This post has been corrected.
Perhaps one of the reasons many think 3D printing is overhyped is that much of the attention has focused on printing things like human organs and guns. Meanwhile, the real innovation that will make manufacturing many orders of magnitude cheaper is a tad less sexy.
But a Chinese company has proved just how revolutionary industrial 3D printing can be. WinSun Decoration Design Engineering printed and assembled 10 one-room houses in just 24 hours, reports Computer World. Each building, which was around 650 square feet, cost only around $4,800 to make. What’s more, WinSun used recycled construction waste and cement.
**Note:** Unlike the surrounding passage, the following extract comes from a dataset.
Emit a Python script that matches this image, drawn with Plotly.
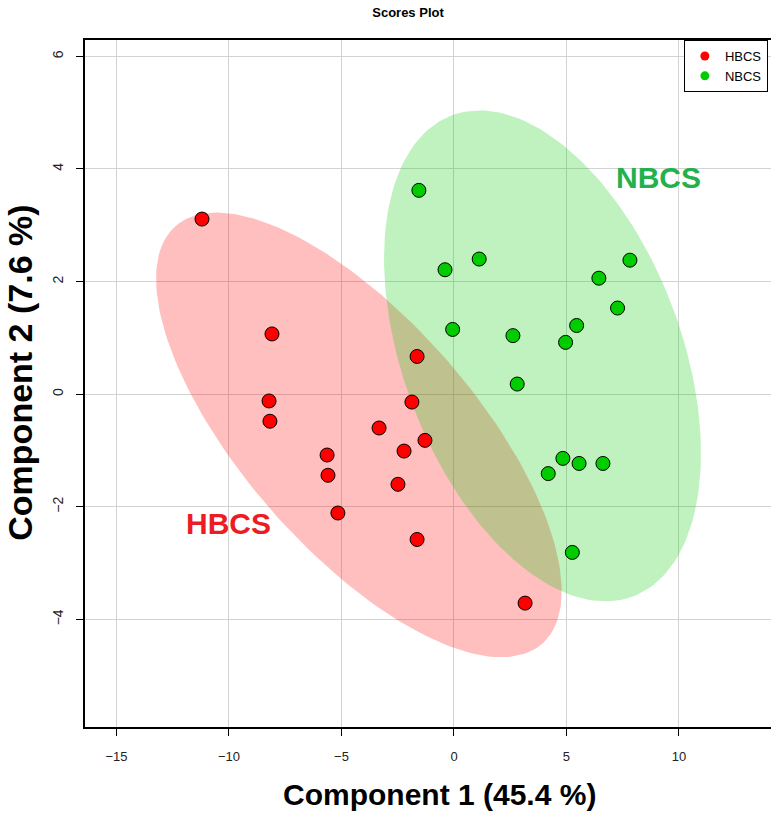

Researchers at the University of Southern California have in the past demonstrated the technology for printing the shell of an entire building in a single day. And European architects have been building 3D-printed houses that are pricey, ornate design spectacles.
But by pumping out 10 drab-but-functional buildings in just a day, WinSun is the first to showcase the technology’s practical potential.
The company used four 3D printers that stand 20 feet (6.1 meters) tall, and are 33 feet wide and 132 feet long, Computer World reports. Instead of ink, the printers squeeze out the building material the way one might squeeze frosting from a pastry bag, forming walls a single layer at a time. Once at the construction site, these walls were joined together to form one-room houses.
Perhaps even more exciting, though, is the substance WinSun used to make the buildings: discarded construction materials like mine tailings and other waste.
That’s stuff that China sure creates a lot of. Chinese buildings are typically razed after only 30 years, compared with 75 years in the US and even longer in Europe, reports the New York Times (paywall). This is part of why China generates between 1.6 billion tons and 2 billion tons (1.4-1.8 billion tonnes) of construction waste from demolished buildings each year. Even scarier, it recycles very little of that. Japan, for example, salvages 95% of its construction waste; China reuses less than 5%.
So this use of 3D printing could be good for the environment—and also cheap. Developers can halve construction costs by reusing materials, says Ma Yihe, WinSun’s CEO and the printer’s inventor. Ma says he is planning build 100 recycling facilities across China to refine materials for his 3D printing projects.
Still, scale is a problem. The big limitation with 3D-printing at the moment is that you can’t make a wall that’s bigger than the printer. And of course those pre-fabricated walls have to be transported from the printer to the construction site.
WinSun points to (link in Chinese) a possible future fix: a “Minibuilder” robot pioneered by the Institute of Advanced Architecture of Catalonia in Barcelona that prints structures directly onsite. If this works, it could eventually make 3D house-printing even cheaper, slashing transportation and labor costs.
Correction (Nov. 3, 2014, 12pm EST): A previous version of this report incorrectly identified WinSun as Minibuilder’s developer; the actual inventors are a research team at the Institute of Advanced Architecture of Catalonia in Barcelona led by Petr Novikov and Sasa Jokic.